The population of New Zealand (5.2 million) is close to that of Minnesota (5.8 million) while the land area (104,000 square miles) is also close to my home state (87,000 square miles). I didn’t get to see as much of New Zealand as I would like—and I hope to see more in the future—but I saw enough to make the same conclusion I made in Hawaii: This makes no sense.

In a podcast I recorded while I was there, I shared what I’ve seen in American cities. Places where we’ve been pretending for decades that deferred maintenance is a solvable budgeting problem. That if we can just borrow enough, or get enough federal assistance, we can keep up.

But the underlying problem isn’t cash flow. It’s insolvency. The cities we built after World War II—the ones with wide roads, long pipes, and other expensive infrastructure serving large lots with static development patterns—don’t generate enough wealth to sustain themselves. And now that it’s time to pay for renewals, the money isn’t there. It never was.

In Detroit. In Jackson, Mississippi. In hundreds of small towns across the country. The pipes are failing. The bridges are closing. And the tax base isn’t enough to fix it.

So we borrow. And then borrow again. And when the bill comes due, we’re shocked. Angry. Betrayed. And broke.

If New Zealand keeps building the way North America has, it will end up in the same place, likely sooner.

What Gives Me Hope

What struck me most during my visit was the eagerness to have this conversation. The Infrastructure Commission isn’t looking for applause. They’re looking for real answers. Their leadership is honest about the challenges, open to the hard questions, and committed to starting from ground truths about what we can afford, what works, and what doesn’t.
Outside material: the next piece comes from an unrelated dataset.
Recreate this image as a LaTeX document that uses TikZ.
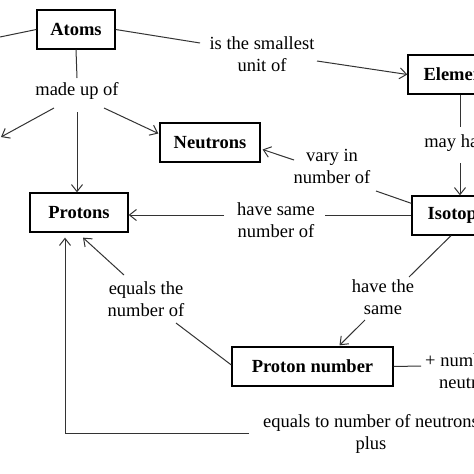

And across the public meetings I attended, local officials, planners, and community members weren’t defensive. They seemed to be relieved. Relieved to hear someone name the problem they already felt. Relieved to realize they weren’t alone.

That’s how change begins.

There was a Māori proverb shared at the conference’s opening:

He aha te mea nui o te ao? He tāngata, he tāngata, he tāngata.

(What is the most important thing in the world? It is people, it is people, it is people.)

That’s the real infrastructure we need to build our next set of plans around. Not roads. Not pipes. People.

Everything else should follow.

To my New Zealand friends: Thank you for the kindness and generosity you showed me during my brief visit. I hope our conversation continues and that we have many more chances to learn from each other.